Flow control allows you to run the same series of commands multiple times and subject to specified conditions. In this section, you will learn how to:

  1. Execute statements conditionally using: if, if/else
  2. Execute statements multiple times using: for loops, while loops, repeat loops
  3. Modify loop execution using: break statements, next statements

if and if/else statements

if and if/else statements are good for:

  • checking for problems or violations of assumptions
  • treating different rows of your data frame differently
  • testing for the existence of a file or variable

Syntax

if(condition) {
expression}     # The expression can be any command that you would like R to perform.
 
if(condition) {
expression 
} else {
expression }

For example,

if (2+2)==4 {
print("Arithmetic works.") }
 
if (2+1)==4 {
print("Arithmetic works.") }

Curly brackets { } are used so that R knows to expect more input. When using brackets, R waits to evaluate the command until the brackets have been closed.

If the curly brackets are not used, R may not behave as you are expecting. For example, try:

if (2+1)==4 print("Arithmetic works.")
else print("Houston, we have a problem.")

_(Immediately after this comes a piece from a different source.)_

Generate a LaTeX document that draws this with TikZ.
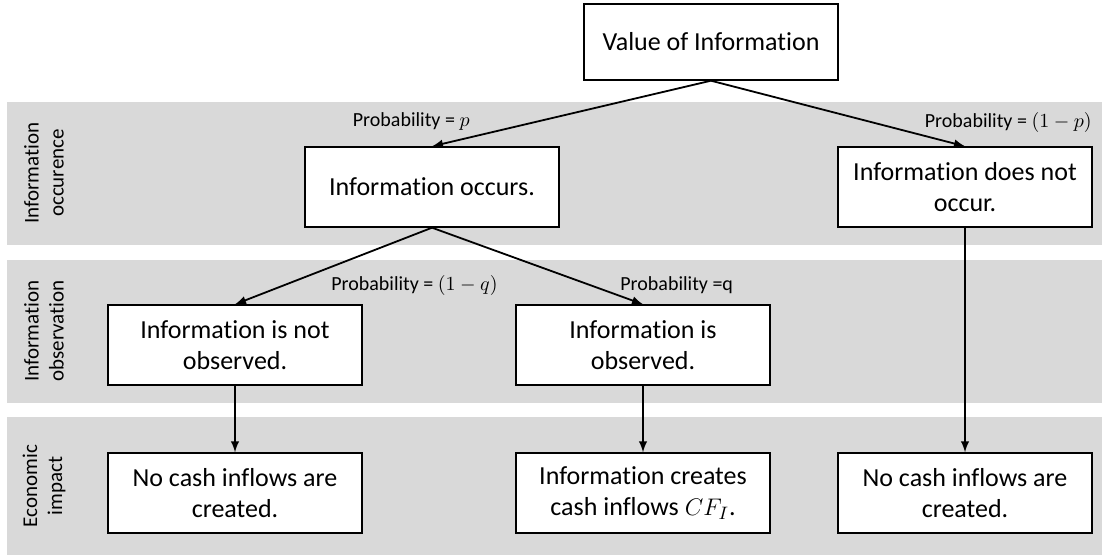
\documentclass[tikz,border=0pt]{standalone}
\usepackage{amsmath}
\usepackage{fontspec}
\setmainfont[Ligatures=NoCommon]{Carlito}
\usepackage{tikz}
\definecolor{bandgray}{RGB}{217,217,217}

\begin{document}
\begin{tikzpicture}[x=0.5pt,y=-0.5pt,
  box/.style={rectangle,draw=black,line width=0.7pt,fill=white,align=center,
    minimum width=127pt,minimum height=40pt,inner sep=2pt,
    font=\fontsize{13}{15.5}\selectfont},
  band/.style={fill=bandgray},
  bandlabel/.style={rotate=90,align=center,font=\fontsize{10.5}{12.5}\selectfont},
  prob/.style={font=\fontsize{10}{12}\selectfont,inner sep=0pt},
  arr/.style={line width=0.9pt,-latex}]
\useasboundingbox (0,0) rectangle (1104,557);
%bands
\fill[band] (7,102) rectangle (1102,245);
\fill[band] (7,260) rectangle (1102,403);
\fill[band] (7,417) rectangle (1102,555);
\path (44,173) node(l1)[bandlabel]{Information\\occurence}
(44,331) node(l2)[bandlabel]{Information\\observation}
(44,486) node(l3)[bandlabel]{Economic\\impact};

\path (711,42) node(voi)[box,minimum height=38pt]{Value of Information}
(432,187) node(occ)[box]{Information occurs.}
(965,187) node(nocc)[box]{Information does not\\occur.}
(235,345) node(nobs)[box]{Information is not\\observed.}
(643,345) node(obs)[box]{Information is\\observed.}
(235,493) node(none1)[box]{No cash inflows are\\created.}
(643,493) node(cash)[box]{Information creates\\cash inflows $CF_I$.}
(965,493) node(none2)[box]{No cash inflows are\\created.};

\draw[arr](voi.south)--(occ.north);
\draw[arr](voi.south)--(nocc.north);
\draw (470,122)node[prob,anchor=east]{Probability = $p$};
\draw (1092,122)node[prob,anchor=east]{Probability = $(1-p)$};
\draw[arr](occ.south)--(nobs.north);
\draw[arr](occ.south)--(obs.north);
\draw (498,285)node[prob,anchor=east]{Probability = $(1-q)$};
\draw (620,285)node[prob,anchor=west]{Probability =q};
\draw[arr](nobs.south)--(none1.north);
\draw[arr](obs.south)--(cash.north);
\draw[arr](nocc.south)--(none2.north);

\end{tikzpicture}
\end{document}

The else statement doesn't work because R evaluates the first line without knowing your command is incomplete.

Instead, use:

if (2+2)==4 {
print("Arithmetic works.")  # R does not evaluate this expression yet because the bracket isn't closed.
} else {
print("Houston, we have a problem.")
}  # Since all brackets are now closed, R will evaluate the commands.

Loops

Loops are good for:

  • doing something for every element of an object
  • doing something until the processed data runs out
  • doing something for every file in a folder
  • doing something that can fail, until it succeeds
  • iterating a calculation until it converges

for loops

The for loop is the most common type of loop. Use a for loop to execute a block of code a known number of times.

Syntax

for (variable in sequence) {
expression
}

Each time the series of commands in a loop are executed, it is known as an iteration.

For example:

for (i in 1:5) {
print(i)
}

In this example, R will evaluate the expression 5 times. In the first iteration, R will replace each instance of i with 1. In the second iteration i would be replaced with 2, and so on.

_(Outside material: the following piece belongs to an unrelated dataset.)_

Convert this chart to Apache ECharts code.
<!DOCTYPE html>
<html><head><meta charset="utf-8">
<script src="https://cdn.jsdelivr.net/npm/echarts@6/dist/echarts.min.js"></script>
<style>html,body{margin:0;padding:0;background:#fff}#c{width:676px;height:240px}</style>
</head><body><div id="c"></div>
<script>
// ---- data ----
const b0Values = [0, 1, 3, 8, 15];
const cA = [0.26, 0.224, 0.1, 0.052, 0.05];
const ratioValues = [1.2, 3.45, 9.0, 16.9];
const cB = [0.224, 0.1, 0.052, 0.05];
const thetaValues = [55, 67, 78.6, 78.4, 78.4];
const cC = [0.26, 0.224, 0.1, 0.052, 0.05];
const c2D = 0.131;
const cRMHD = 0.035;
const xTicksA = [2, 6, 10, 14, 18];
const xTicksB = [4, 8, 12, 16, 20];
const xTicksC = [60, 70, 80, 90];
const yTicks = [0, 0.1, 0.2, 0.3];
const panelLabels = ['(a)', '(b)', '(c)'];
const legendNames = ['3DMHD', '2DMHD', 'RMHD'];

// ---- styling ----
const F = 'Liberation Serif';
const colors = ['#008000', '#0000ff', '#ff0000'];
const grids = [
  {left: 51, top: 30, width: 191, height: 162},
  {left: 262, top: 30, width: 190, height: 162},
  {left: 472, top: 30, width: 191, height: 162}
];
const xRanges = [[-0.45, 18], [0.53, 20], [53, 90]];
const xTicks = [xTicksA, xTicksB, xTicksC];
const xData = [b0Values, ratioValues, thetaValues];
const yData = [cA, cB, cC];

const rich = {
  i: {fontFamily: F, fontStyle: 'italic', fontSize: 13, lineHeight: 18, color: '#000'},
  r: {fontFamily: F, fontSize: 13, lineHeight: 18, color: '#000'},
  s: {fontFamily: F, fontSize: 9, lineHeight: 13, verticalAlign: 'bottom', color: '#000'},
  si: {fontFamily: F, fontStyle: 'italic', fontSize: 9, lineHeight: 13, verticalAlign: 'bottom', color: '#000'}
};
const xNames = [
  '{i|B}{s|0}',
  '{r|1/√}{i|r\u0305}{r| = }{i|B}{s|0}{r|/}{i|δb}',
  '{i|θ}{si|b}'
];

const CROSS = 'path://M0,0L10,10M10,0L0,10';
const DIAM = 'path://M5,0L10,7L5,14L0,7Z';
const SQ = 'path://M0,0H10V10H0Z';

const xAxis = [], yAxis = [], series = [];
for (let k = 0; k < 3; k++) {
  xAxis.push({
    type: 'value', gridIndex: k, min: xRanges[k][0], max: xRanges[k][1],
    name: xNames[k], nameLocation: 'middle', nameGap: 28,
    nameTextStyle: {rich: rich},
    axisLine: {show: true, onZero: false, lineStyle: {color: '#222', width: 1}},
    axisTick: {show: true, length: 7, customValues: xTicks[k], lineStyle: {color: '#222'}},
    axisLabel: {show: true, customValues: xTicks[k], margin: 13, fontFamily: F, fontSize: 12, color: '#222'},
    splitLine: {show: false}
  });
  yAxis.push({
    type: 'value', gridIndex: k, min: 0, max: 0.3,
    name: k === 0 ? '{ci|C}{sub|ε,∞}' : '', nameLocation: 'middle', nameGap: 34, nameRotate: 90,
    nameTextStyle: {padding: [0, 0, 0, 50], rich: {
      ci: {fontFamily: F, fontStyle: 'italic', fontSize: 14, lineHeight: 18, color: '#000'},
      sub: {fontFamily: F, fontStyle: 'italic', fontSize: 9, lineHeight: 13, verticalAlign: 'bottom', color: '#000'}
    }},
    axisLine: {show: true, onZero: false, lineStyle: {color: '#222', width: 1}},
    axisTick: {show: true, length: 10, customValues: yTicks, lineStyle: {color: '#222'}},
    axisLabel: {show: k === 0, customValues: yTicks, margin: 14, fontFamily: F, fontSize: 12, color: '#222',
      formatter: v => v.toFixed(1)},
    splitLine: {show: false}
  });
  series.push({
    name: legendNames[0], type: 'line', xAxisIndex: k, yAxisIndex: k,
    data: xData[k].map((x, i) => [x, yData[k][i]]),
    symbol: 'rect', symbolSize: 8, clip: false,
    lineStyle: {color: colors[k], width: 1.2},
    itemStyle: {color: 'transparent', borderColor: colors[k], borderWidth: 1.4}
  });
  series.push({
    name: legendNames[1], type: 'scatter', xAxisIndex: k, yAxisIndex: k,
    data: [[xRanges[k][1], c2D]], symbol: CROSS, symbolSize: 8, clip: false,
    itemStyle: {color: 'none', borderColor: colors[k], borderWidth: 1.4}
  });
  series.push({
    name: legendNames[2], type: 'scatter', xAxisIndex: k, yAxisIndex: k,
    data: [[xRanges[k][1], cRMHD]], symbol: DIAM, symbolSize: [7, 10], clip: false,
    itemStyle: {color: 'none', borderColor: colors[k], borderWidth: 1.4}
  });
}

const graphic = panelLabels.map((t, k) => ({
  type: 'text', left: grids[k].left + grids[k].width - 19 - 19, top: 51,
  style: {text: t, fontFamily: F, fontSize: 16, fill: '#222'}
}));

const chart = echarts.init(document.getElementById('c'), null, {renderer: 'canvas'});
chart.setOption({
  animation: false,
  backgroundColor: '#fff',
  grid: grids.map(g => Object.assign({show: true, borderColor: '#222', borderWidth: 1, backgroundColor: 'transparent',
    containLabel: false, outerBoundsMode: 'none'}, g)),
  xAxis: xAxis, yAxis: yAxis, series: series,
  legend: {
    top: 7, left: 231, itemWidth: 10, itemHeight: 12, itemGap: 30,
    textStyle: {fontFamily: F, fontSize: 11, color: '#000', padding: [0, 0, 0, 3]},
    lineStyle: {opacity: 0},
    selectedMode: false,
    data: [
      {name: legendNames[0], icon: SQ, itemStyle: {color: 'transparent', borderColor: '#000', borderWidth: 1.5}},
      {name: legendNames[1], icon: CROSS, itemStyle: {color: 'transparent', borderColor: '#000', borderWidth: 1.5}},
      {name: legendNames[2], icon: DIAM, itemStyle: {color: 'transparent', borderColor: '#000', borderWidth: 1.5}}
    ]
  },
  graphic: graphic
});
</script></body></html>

The letter 'i' can be replaced with any letter and the sequence can be almost anything.

Try:

for (m in 4:10) {
print(m*2) 
}
 
for (a in c("Hello","R","Programmers")) {
print(a) 
}
 
for (z in 1:30) {
a<-rnorm(n=1,mean=5,sd=2) # draw a value from a normal distribution with mean 5 and sd 2
print(a)
}

Loops are often used to loop over a dataset. We will use loops to perform functions on a CO2 dataset.

CO2<-read.csv("co2_data.csv")
for (i in 1:length(CO2[,1])) { # for each row in the CO2 dataset
  print(CO2$conc[i]) #print the CO2 concentration
}
 
for (i in 1:length(CO2[,1])) { # for each row in the CO2 dataset
  if(CO2$Type[i]=="Quebec") { # if the type is "Quebec"
    print(CO2$conc[i]) #print the CO2 concentration }
    }
}

The expression part of the loop can be almost anything and is usually a compound statement containing many commands.

for (i in 4:5) { # for i in 4 to 5
  print(colnames(CO2[i]))  
  print(mean(CO2[,i])) #print the mean of that column from the CO2 dataset
}

Note that this could be done more quickly using apply(), but that wouldn't teach you about loops.